Concern is growing that Russia is now so isolated from the rest of the world that Mr Putin sees little downside to provocative actions. PHOTO: EPA-EFE

"Ukraine already won the battle for Kyiv," one administration official said. He added that the administration would "continue to provide Ukraine with an enormous amount of arms, training and intel" so that it "could keep winning".

It is far from clear that the Ukrainians will keep winning now that the fight has moved away from the urban streets of Kyiv, to more familiar, flatter ground in the Donbas.

Nor is it clear what exactly would lead the administration to back away from the ever-tightening pressure on Russia.

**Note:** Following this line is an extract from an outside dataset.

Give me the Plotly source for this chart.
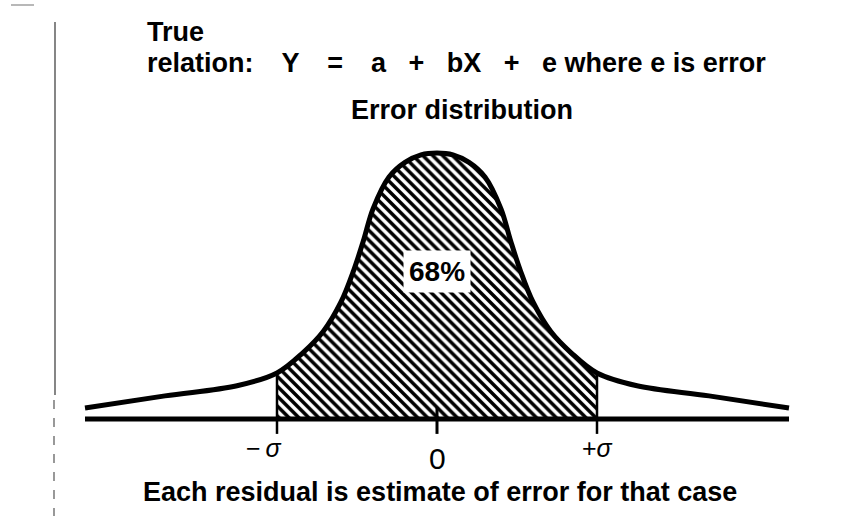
import plotly.graph_objects as go

# Error distribution drawn in units of sigma; density relative to the peak
err_x = [-2.2, -1.7, -1.25, -1.0, -0.84, -0.71, -0.6, -0.52, -0.46, -0.4, -0.3, -0.2, -0.1,
         0.0, 0.1, 0.2, 0.3, 0.4, 0.46, 0.52, 0.6, 0.71, 0.84, 1.0, 1.25, 1.7, 2.2]
density = [0.041, 0.087, 0.125, 0.173, 0.248, 0.33, 0.44, 0.56, 0.67, 0.79, 0.91, 0.965, 0.993,
           1.0, 0.993, 0.965, 0.91, 0.79, 0.67, 0.56, 0.44, 0.33, 0.248, 0.173, 0.125, 0.087, 0.041]

tick_vals = [-1, 0, 1]
tick_text = ["\u2212\u2009<i>\u03c3</i>", "0", "+<i>\u03c3</i>"]
shaded_label = "68%"

SP = "\u00a0\u00a0\u00a0"
SPW = "\u00a0\u00a0\u00a0\u2009"
title_line1 = "True"
title_line2 = ("relation:" + SPW + "Y" + SPW + "=" + SPW + "a" + SP + "+" + SP + "bX" + SP + "+" + SP
               + "e where e is error")
subtitle = "Error distribution"
footer = "Each residual is estimate of error for that case"

W, H = 866, 516
FONT = "Liberation Sans, Arial, sans-serif"

# the one-sigma band under the curve
band_x = [x for x in err_x if -1 <= x <= 1]
band_y = [d for x, d in zip(err_x, density) if -1 <= x <= 1]

fig = go.Figure()

fig.add_trace(go.Scatter(
    x=band_x, y=band_y, mode="lines", line=dict(width=0, shape="spline", color="black"),
    fill="tozeroy", fillcolor="white",
    fillpattern=dict(shape="\\", size=7, solidity=0.5, fgcolor="black", fgopacity=1,
                     bgcolor="white"),
    hoverinfo="skip", showlegend=False))

# baseline
fig.add_trace(go.Scatter(
    x=[err_x[0], err_x[-1]], y=[0, 0], mode="lines",
    line=dict(color="black", width=5), hoverinfo="skip", showlegend=False))

# tick at zero and the sigma verticals
tick_lo = -0.056
for v in tick_vals:
    top = 0.045 if v == 0 else band_y[0] if v < 0 else band_y[-1]
    fig.add_trace(go.Scatter(
        x=[v, v], y=[tick_lo, top], mode="lines",
        line=dict(color="black", width=3 if v == 0 else 2.5),
        hoverinfo="skip", showlegend=False))

# the distribution curve
fig.add_trace(go.Scatter(
    x=err_x, y=density, mode="lines",
    line=dict(color="black", width=5, shape="spline"),
    hoverinfo="skip", showlegend=False))

annotations = []
for v, t in zip(tick_vals, tick_text):
    big = (v == 0)
    annotations.append(dict(
        x=v + (-0.08 if v < 0 else 0.0), y=-0.15 if big else -0.11,
        xref="x", yref="y", text=t, showarrow=False,
        font=dict(family=FONT, size=30 if big else 25, color="black")))

annotations.append(dict(
    x=0, y=0.555, xref="x", yref="y", text="<b>%s</b>" % shaded_label, showarrow=False,
    bgcolor="white", borderpad=5,
    font=dict(family=FONT, size=28, color="black")))

def txt(text, px, py, size, anchor="left"):
    return dict(x=px / W, y=1 - py / H, xref="paper", yref="paper", text="<b>%s</b>" % text,
                showarrow=False, xanchor=anchor, yanchor="middle",
                font=dict(family=FONT, size=size, color="black"))

annotations.append(txt(title_line1, 145, 32, 27))
annotations.append(txt(title_line2, 145, 63, 27))
annotations.append(txt(subtitle, 462, 110, 27, "center"))
annotations.append(txt(footer, 440, 492, 27, "center"))

# faint edge marks along the left margin
shapes = [
    dict(type="line", xref="paper", yref="paper", x0=55 / W, x1=55 / W,
         y0=1 - 22 / H, y1=1 - 395 / H, line=dict(color="#444444", width=1.3)),
    dict(type="line", xref="paper", yref="paper", x0=54 / W, x1=54 / W,
         y0=1 - 400 / H, y1=0, line=dict(color="#555555", width=1.2, dash="dash")),
    dict(type="line", xref="paper", yref="paper", x0=11 / W, x1=34 / W,
         y0=1 - 5 / H, y1=1 - 5 / H, line=dict(color="#888888", width=1.2)),
]

px0, py0, sx, sy = 437, 419, 160, 266
fig.update_layout(
    width=W, height=H, margin=dict(l=0, r=0, t=0, b=0),
    paper_bgcolor="white", plot_bgcolor="white",
    xaxis=dict(range=[-px0 / sx, (W - px0) / sx], visible=False, fixedrange=True),
    yaxis=dict(range=[(py0 - H) / sy, py0 / sy], visible=False, fixedrange=True),
    annotations=annotations, shapes=shapes, showlegend=False,
)

fig.write_html("out.html")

At the beginning of the Ukraine war, Mr Putin publicly ordered his nuclear forces on higher alert status as a signal of Russia's power, although Mr Burns has said there is no evidence that the forces actually went on heightened alert.

The test on Wednesday of the Sarmat missile, in development for years, was another mixed signal. While Mr Putin described it as "capable of overcoming all modern means of anti-missile defence", arms experts say that is hyperbole. But the hyperbole fits into a pattern.

Historians of the Cold War point out that little of this is new.

The late American diplomat and historian George Kennan, the architect of "containment strategy" - the effort to limit Soviet power - always warned that containment had its limits.

"His concern," said Mr Michael Beschloss, a US presidential historian who has written extensively about that era, was that "if they become a pariah nation, you don't have very much influence on them".

Over the next few months, that may become President Joe Biden's concern as well.